Pic courtesy of watchonlinecartoons
It’s stinking hot, we’ve finally got the cows over to the dairy after an “exceptional” road crossing (“exceptional” is when you have two cars forcing their way through the herd at once in different directions, while a flashing fire truck appears over the crest). Then, with just 16 of the 255 cows heading out into the paddock, the machines fall off.
Wayne – who started life as a fitter, turner and boilermaker – is uncontactable at the little man’s swimming lesson an hour up the road. It’s down to Clarkie and me. Running out of ideas, Clarkie is changing the belts that power the vacuum pump. I am looking for vacuum leaks. There’s one at the milk receival can but not enough to cause a total failure.
Standing under the sprinklers in 33 degree heat and udders bulging with milk, the cows wait.
We start the pump again and realise that no water is coming out of the water exhaust. The pump is hot. Too hot. Have we cooked it? Pumps like these cost thousands and, without it, there will be no milking tonight or in the morning. Sweat trickles down my neck.
Brushing cobwebs aside, I look for the water inlet. There’s a rubber hose leading from a water-filled drum. It comes off easily and the elbow connecting it to the pump is full of goo. My spirits lift as I pick the slime out with my little finger. Clarkie digs into the port of the pump. A massive slug comes out. Could this be the answer?
We put it all back together again and press the start button. Only a few pitiful drips of water come out. Still no vacuum. The cows wait. I brush the sweat out of my eyes with a now filthy T-shirt.
The people we bought it from have folded so I reach for Dr Google. The pump is a “Flomax” water ring and, to my massive relief, the vacuum pump expert at Dynapump answers the phone! It turns out Dynapump does not make our pump but I have found not only an expert but a gentleman in Andrew, who offers to help with advice if I can text him a photo.
At the same time, Wayne finally answers his phone and tells us to prime the pump with water but not to put it down the exhaust.
“There must be a tap or a plug on it. You could damage it if you put it down the exhaust.”
We can’t see any way to add water, so Wayne gets a contact of his own, John, to call. But John is an hour away, at least. He suggests having another go at the pump with a long piece of wire. I do. Still nothing and this time, the pump begins to growl.
It’s 5.30pm. The cows have been waiting in the yard for an hour and a half. I make another call to Wayne and talk to him about sending the cows back to the paddock and letting Clarkie go home. My heart is in my boots.
Andrew of Dynapump rings back. Our water tank is too low to flood the pump. It has to have a water level at the same height as the shaft to make the pump seal so it can generate vacuum, otherwise it needs vacuum to draw in the water. We have a Catch 22.

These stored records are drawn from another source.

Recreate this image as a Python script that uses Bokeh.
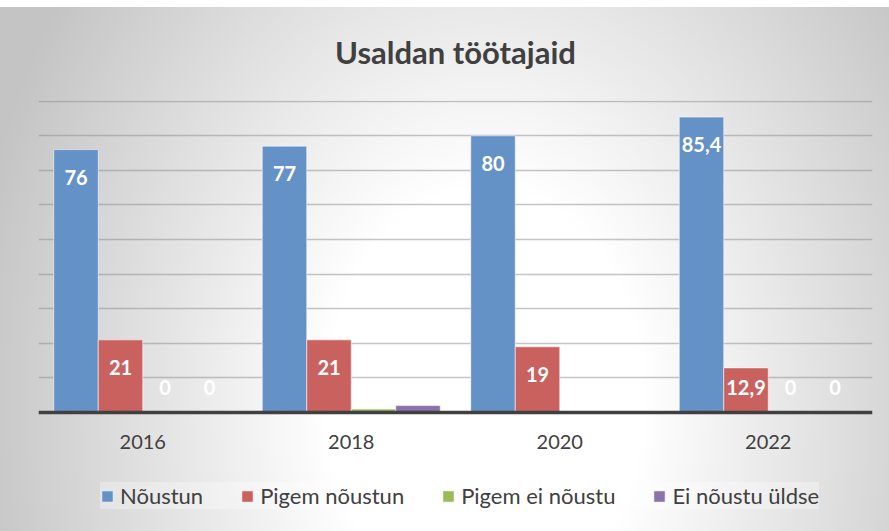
from bokeh.plotting import figure
from bokeh.models import ColumnDataSource, FactorRange, Range1d, Legend, LegendItem, FixedTicker
from bokeh.transform import dodge
from bokeh.core.properties import value
from bokeh.embed import file_html
from bokeh.resources import INLINE

# ---- data ----
years = ["2016", "2018", "2020", "2022"]
noustun = [76, 77, 80, 85.4]
pigem_noustun = [21, 21, 19, 12.9]
pigem_ei_noustu = [0, 1, 0, 0]
ei_noustu_uldse = [0, 2, 0, 0]
series_names = ["Nõustun", "Pigem nõustun", "Pigem ei nõustu", "Ei nõustu üldse"]
series_values = [noustun, pigem_noustun, pigem_ei_noustu, ei_noustu_uldse]
grid_values = [10, 20, 30, 40, 50, 60, 70, 80, 90]
title_text = "Usaldan töötajaid"

# ---- styles / layout ----
colors = ["#6592c6", "#c9625f", "#9bbb59", "#8a72aa"]
FONT = "Lato"
TXT = "#404040"
bar_w = 0.2134
offsets = [-1.5 * bar_w, -0.5 * bar_w, 0.5 * bar_w, 1.5 * bar_w]
FW, FH = 834, 431
Y_LO, Y_HI = -34.4, 90.2   # extra room below the axis holds the legend

p = figure(
    x_range=FactorRange(*years, range_padding=0),
    y_range=Range1d(Y_LO, Y_HI),
    frame_width=FW, frame_height=FH,
    output_backend="svg", toolbar_location=None,
    min_border_left=38, min_border_right=17, min_border_top=100, min_border_bottom=0,
)
p.border_fill_color = None
p.background_fill_color = None
p.outline_line_color = None
p.styles = {"background-image":
            "linear-gradient(to bottom, #ffffff 0px, #ffffff 7px, rgba(255,255,255,0) 7px), "
            "radial-gradient(ellipse 520px 700px at 485px 400px, #ffffff 0%, #ffffff 30%, #c4c4c4 100%)"}

p.title.text = title_text
p.title.align = "center"
p.title.text_font = FONT
p.title.text_font_style = "bold"
p.title.text_font_size = "31px"
p.title.text_color = TXT
p.title.standoff = 60

items = []
for name, vals, col, off in zip(series_names, series_values, colors, offsets):
    src = ColumnDataSource(dict(
        year=years,
        v=vals,
        lab=[("%g" % v).replace(".", ",") for v in vals],
        ly=[max(v - 8.0, 7.3) for v in vals],
    ))
    r = p.vbar(x=dodge("year", off, range=p.x_range), top="v", bottom=0, width=bar_w,
               source=src, fill_color=col, line_color="white", line_alpha=0.55, line_width=1)
    p.text(x=dodge("year", off, range=p.x_range), y="ly", text="lab", source=src,
           text_color="white", text_font=value(FONT), text_font_style="bold",
           text_font_size="20px", text_align="center", text_baseline="middle")
    items.append(LegendItem(label=name, renderers=[r]))

p.yaxis.visible = False
p.xgrid.visible = False
p.ygrid.ticker = FixedTicker(ticks=grid_values)
p.ygrid.grid_line_color = "#8c8c8c"
p.ygrid.grid_line_alpha = 0.5
p.ygrid.grid_line_width = 1.5

p.xaxis.fixed_location = 0
p.xaxis.axis_line_color = "#404040"
p.xaxis.axis_line_width = 3.5
p.xaxis.major_tick_line_color = None
p.xaxis.minor_tick_line_color = None
p.xaxis.major_tick_out = 0
p.xaxis.major_tick_in = 0
p.xaxis.minor_tick_out = 0
p.xaxis.major_label_text_font = FONT
p.xaxis.major_label_text_font_size = "20px"
p.xaxis.major_label_text_color = TXT
p.xaxis.major_label_standoff = 22

legend = Legend(items=items, orientation="horizontal", location=(62, 22))
legend.label_text_font = FONT
legend.label_text_font_size = "22px"
legend.label_text_color = TXT
legend.glyph_width = 14
legend.glyph_height = 14
legend.label_standoff = 6
legend.spacing = 37
legend.padding = 11
legend.margin = 0
legend.background_fill_color = "white"
legend.background_fill_alpha = 0.3
legend.border_line_color = None
p.add_layout(legend, "center")

open("out.html", "w").write(file_html(p, INLINE))
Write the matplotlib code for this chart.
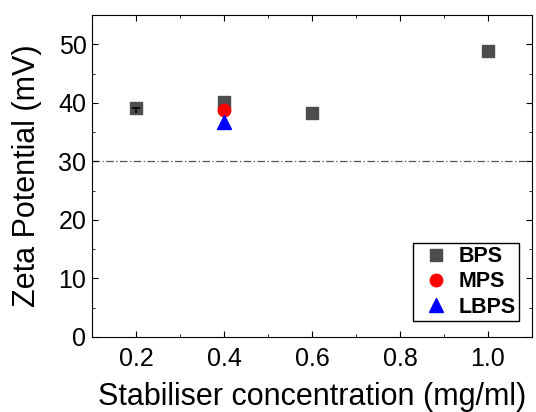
import matplotlib
matplotlib.use("Agg")
import matplotlib.pyplot as plt
from matplotlib.ticker import MultipleLocator
from matplotlib.lines import Line2D

plt.rcParams['font.family'] = ['Liberation Sans', 'DejaVu Sans']

bps_x = [0.2, 0.4, 0.6, 1.0]
bps_y = [39.1, 40.1, 38.2, 48.8]
err_x = [0.2]
err_y = [39.1]
err_low = [0.85]
mps_x = [0.4]
mps_y = [38.8]
lbps_x = [0.4]
lbps_y = [36.7]
ref_level = 30

fig = plt.figure(figsize=(5.36, 4.12), dpi=100)
L, R, T, B = 92, 532, 15, 337
ax = fig.add_axes([L/536, 1-B/412, (R-L)/536, (B-T)/412])

ax.axhline(ref_level, color='#555555', lw=0.9, linestyle=(0, (6, 2, 1, 2)), zorder=1)
ax.plot(bps_x, bps_y, 's', color='#4d4d4d', ms=8, zorder=3)
ax.errorbar(err_x, err_y, yerr=[err_low, [0.0]], fmt='none', ecolor='black',
            capsize=0, elinewidth=1.2, zorder=4)
ax.plot(err_x, err_y, marker='_', ms=6, mew=1.2, color='black', linestyle='none', zorder=4)
ax.plot(mps_x, mps_y, 'o', color='#ff0000', ms=9, zorder=4)
ax.plot(lbps_x, lbps_y, '^', color='#0000ff', ms=10, zorder=4)

ax.set_xlim(0.1, 1.1)
ax.set_ylim(0, 55)
ax.xaxis.set_minor_locator(MultipleLocator(0.1))
ax.yaxis.set_major_locator(MultipleLocator(10))
ax.yaxis.set_minor_locator(MultipleLocator(5))
ax.set_xticks([0.2, 0.4, 0.6, 0.8, 1.0])
ax.set_xticklabels(['0.2', '0.4', '0.6', '0.8', '1.0'])
ax.tick_params(which='both', direction='in', top=True, right=True, labeltop=False, labelright=False)
ax.tick_params(which='major', length=4.5, labelsize=18)
ax.tick_params(axis='x', which='major', pad=7)
ax.tick_params(axis='y', which='major', pad=4)
ax.tick_params(which='minor', length=2.2)

ax.set_xlabel('Stabiliser concentration (mg/ml)', fontsize=22, labelpad=8)
ax.set_ylabel('Zeta Potential (mV)', fontsize=22, labelpad=12)

handles = [
    Line2D([], [], marker='s', color='#4d4d4d', ms=8, linestyle='none'),
    Line2D([], [], marker='o', color='#ff0000', ms=9, linestyle='none'),
    Line2D([], [], marker='^', color='#0000ff', ms=10, linestyle='none'),
]
labels = ['BPS', 'MPS', 'LBPS']
leg = ax.legend(handles, labels, loc='lower right', bbox_to_anchor=(0.9705, 0.05),
                borderaxespad=0, prop={'weight': 'bold', 'size': 15.5},
                frameon=True, fancybox=False, edgecolor='black', handletextpad=0.15,
                labelspacing=0.2, handlelength=1.8, borderpad=0.15, framealpha=1)
leg.get_frame().set_linewidth(1)

fig.savefig('out.png', dpi=100)
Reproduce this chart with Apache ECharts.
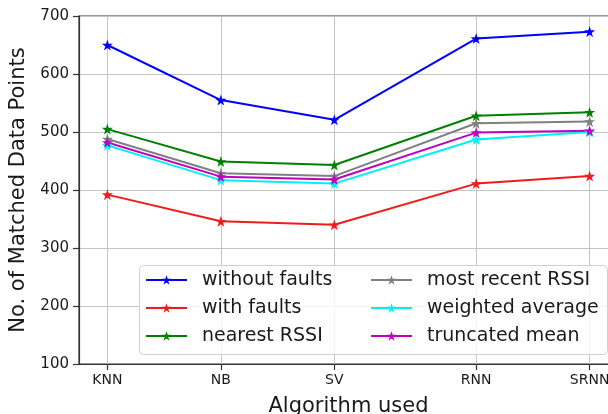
<!DOCTYPE html>
<html>
<head>
<meta charset="utf-8">
<script src="https://cdn.jsdelivr.net/npm/echarts@6/dist/echarts.min.js"></script>
<style>
  html, body { margin: 0; padding: 0; background: #fff; }
  #chart { width: 608px; height: 414px; }
</style>
</head>
<body>
<div id="chart"></div>
<script>
// Algorithms on the x axis and where each one sits along it
const categories = ['KNN', 'NB', 'SV', 'RNN', 'SRNN'];
const positions = [0, 1, 2, 3.25, 4.25];

// Matched data points per algorithm
const withoutFaults = [650, 555, 521, 661, 673];
const withFaults = [392, 346, 340, 411, 424];
const nearestRssi = [505, 449, 443, 528, 534];
const mostRecentRssi = [488, 429, 424, 515, 518];
const weightedAverage = [477, 417, 411, 487, 500];
const truncatedMean = [482, 423, 418, 499, 502];

const yTicks = [100, 200, 300, 400, 500, 600, 700];

const FONT = 'DejaVu Sans';
const INK = '#1a1a1a';
// five-pointed star marker
const STAR = 'path://M50,0 L61.8,35.1 L98.9,35.1 L68.8,56.8 L80.3,91.9 L50,70.2 L19.7,91.9 L31.2,56.8 L1.1,35.1 L38.2,35.1 Z';

const seriesDefs = [
  { name: 'without faults', data: withoutFaults, color: '#0000ff' },
  { name: 'with faults', data: withFaults, color: '#ee1c1c' },
  { name: 'nearest RSSI', data: nearestRssi, color: '#008000' },
  { name: 'most recent RSSI', data: mostRecentRssi, color: '#808080' },
  { name: 'weighted average', data: weightedAverage, color: '#00f0f0' },
  { name: 'truncated mean', data: truncatedMean, color: '#c000c0' }
];

function pairs(values) {
  return values.map((v, i) => [positions[i], v]);
}

const legendCommon = {
  orient: 'vertical',
  padding: 0,
  itemGap: 8,
  itemWidth: 41,
  itemHeight: 12,
  selectedMode: false,
  textStyle: { fontFamily: FONT, fontSize: 19, color: INK, padding: [0, 0, 0, 10], lineHeight: 20 }
};

const option = {
  animation: false,
  backgroundColor: '#fff',
  grid: {
    left: 79, top: 16, width: 539, height: 348,
    outerBoundsMode: 'none',
    containLabel: false,
    show: true, borderColor: '#333', borderWidth: 1.2, backgroundColor: 'transparent'
  },
  xAxis: {
    type: 'value',
    min: -0.25,
    max: 4.5,
    name: 'Algorithm used',
    nameLocation: 'middle',
    nameGap: 32,
    nameTextStyle: { fontFamily: FONT, fontSize: 21, color: INK, verticalAlign: 'top' },
    axisLine: { show: true, onZero: false, lineStyle: { color: '#333', width: 1.2 } },
    axisTick: { show: true, customValues: positions, length: 6, lineStyle: { color: '#333', width: 1.2 } },
    axisLabel: {
      customValues: positions,
      margin: 9,
      fontFamily: FONT, fontSize: 14, color: INK,
      formatter: v => {
        const i = positions.indexOf(v);
        return i >= 0 ? categories[i] : '';
      }
    },
    splitLine: { show: true, lineStyle: { color: '#c4c4c4', width: 1 } }
  },
  yAxis: {
    type: 'value',
    min: yTicks[0],
    max: yTicks[yTicks.length - 1],
    interval: 100,
    name: 'No. of Matched Data Points',
    nameLocation: 'middle',
    nameGap: 50,
    nameTextStyle: { fontFamily: FONT, fontSize: 21, color: INK },
    axisLine: { show: true, onZero: false, lineStyle: { color: '#333', width: 1.2 } },
    axisTick: { show: true, length: 6, lineStyle: { color: '#333', width: 1.2 } },
    axisLabel: { margin: 10, fontFamily: FONT, fontSize: 15, color: INK },
    splitLine: { show: true, lineStyle: { color: '#c4c4c4', width: 1 } }
  },
  legend: [
    Object.assign({}, legendCommon, { left: 145, top: 270, data: seriesDefs.slice(0, 3).map(s => s.name) }),
    Object.assign({}, legendCommon, { left: 370, top: 270, data: seriesDefs.slice(3).map(s => s.name) })
  ],
  graphic: [{
    type: 'rect',
    z: 3,
    shape: { x: 139.5, y: 265.5, width: 468, height: 89, r: 4 },
    style: { fill: 'rgba(255,255,255,0.8)', stroke: '#cfcfcf', lineWidth: 1 }
  }],
  series: seriesDefs.map(s => ({
    name: s.name,
    type: 'line',
    data: pairs(s.data),
    symbol: STAR,
    symbolSize: 11,
    showSymbol: true,
    lineStyle: { color: s.color, width: 2 },
    itemStyle: { color: s.color },
    emphasis: { disabled: true }
  }))
};

const chart = echarts.init(document.getElementById('chart'), null, { renderer: 'canvas' });
chart.setOption(option);
</script>
</body>
</html>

There is only one way to get water into this pump and it involves a hacksaw. Clarkie and I nod and compare our weapons. His is sharper and in no time, we are pouring water into the exhaust. Yeah, there is a risk we could damage the shaft if we put too much water in but the belts should slip enough to protect it.
A roll of duct tape later and we’re ready to press start one last time. With an almighty cough, the pump springs into action. Just the hint of a grin spreads across Clarkie’s tanned face and he says: “We’re a bit clever, aren’t we?”.
Wayne and Clarkie are down there now milking together. I stink of sweat, cow and grime but I am one very grateful farmer. A breakdown like this is tough on the farmer and worse for our ladies. A huge thank you to Andrew of Dynapump for answering a milk maid’s desperate call that would have been much easier to dismiss as someone else’s problem.